What we still don’t know the truth of, despite the new piece added by Dale Lacy’s (Terry O’Quinn) letters to Alan Pangborn (Scott Glenn), is the true nature of the Kid (Bill Skarsgård). Lacy and Pangborn believe the Kid was the devil, while Amity and her followers believe him to be an angel. Either way, he has undeniable through mysterious powers, which seem to be further displayed in the statue that serves as a proxy for his presence, literally drawing the people of Castle Rock and Jerusalem’s Lot under its spell as they catatonically follow where it leads them, a parade that Joy joins. So who is he? Is he a devil that masqueraded as an angel to get Amity to do his bidding, and if so, to what purpose? A potentially terrifying but misunderstood angel that Lacy locked in a cage? Some other supernatural being who either endures or reappears through the years and is ultimately a cipher, open to interpretation and the attribution of meaning by those who see and use him? 

(In a non-narrative aside, one notable feature of streaming series that is particularly pronounced in taking these two episodes together is their very different run times: “Dirty” is a thirty-six minute episode, while “Caveat Emptor” runs fifty-three minutes. This is a range that would be difficult, if not impossible, to accommodate in traditional television programming blocks, with their firmly established run-times and ad breaks. But as a Hulu streaming original series, those restrictions don’t apply, which is a blessing. I’m sure “Dirty” could have been longer, with scenes added to stretch the run-time, and “Caveat Emptor” could have been condensed, but I would hate to think what depth and complexity would have been lost by doing so. In the streaming format, with this flexibility, Castle Rock is able to use these individual episodes to tell the stories it wants to tell in the way that best suits those stories and the larger series. The original streaming format absolutely, unquestionably empowered Castle Rock to tell these stories in the most impactful way possible, and I’m grateful for that). 

The desolate and post-apocalyptic seeming Castle Rock that the statue leaves in its wake is unnerving, with deserted cars, empty streets, and resounding silence further emphasizing the isolation of the towns and more specifically, the handful of characters who are still resisting and struggling to survive or escape. 

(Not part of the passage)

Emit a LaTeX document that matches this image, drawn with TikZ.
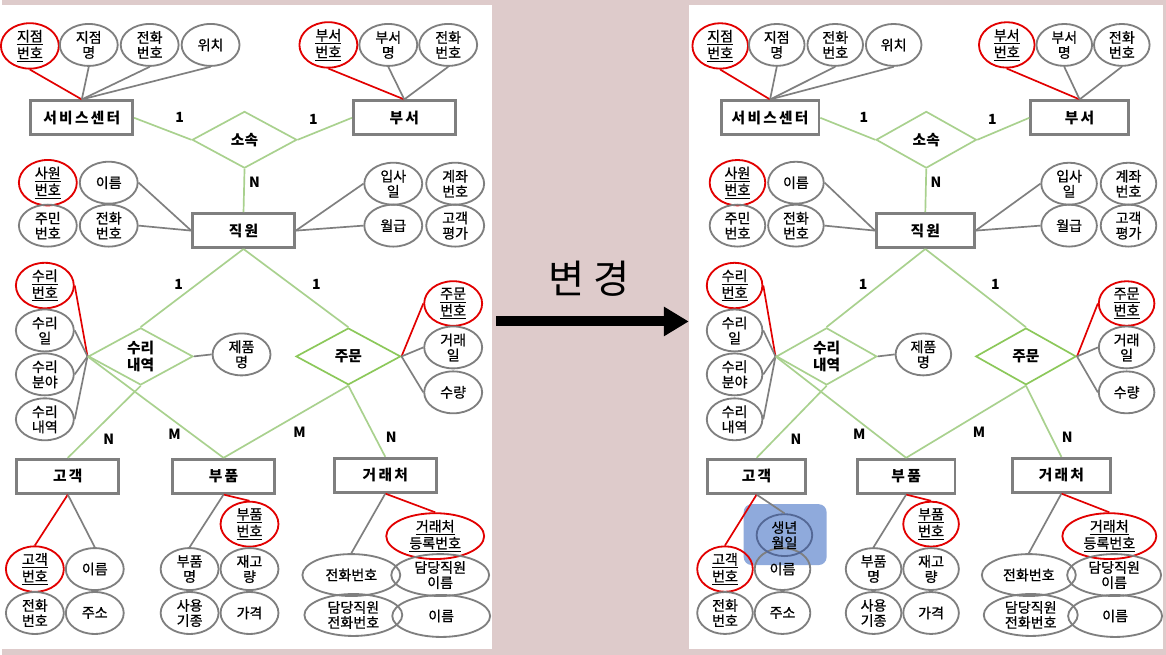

At the end of “Dirty” and “Caveat Emptor,” many of the characters know one another more authentically than they ever have before, with particularly significant shifts in the relationships between Annie and Joy, and Nadia and Pop. But in the episodes’ final moments, those labyrinthine spaces reassert themselves, separating the characters from one another, leaving them uncertain of how to survive, who their loved ones may become, and what comes next.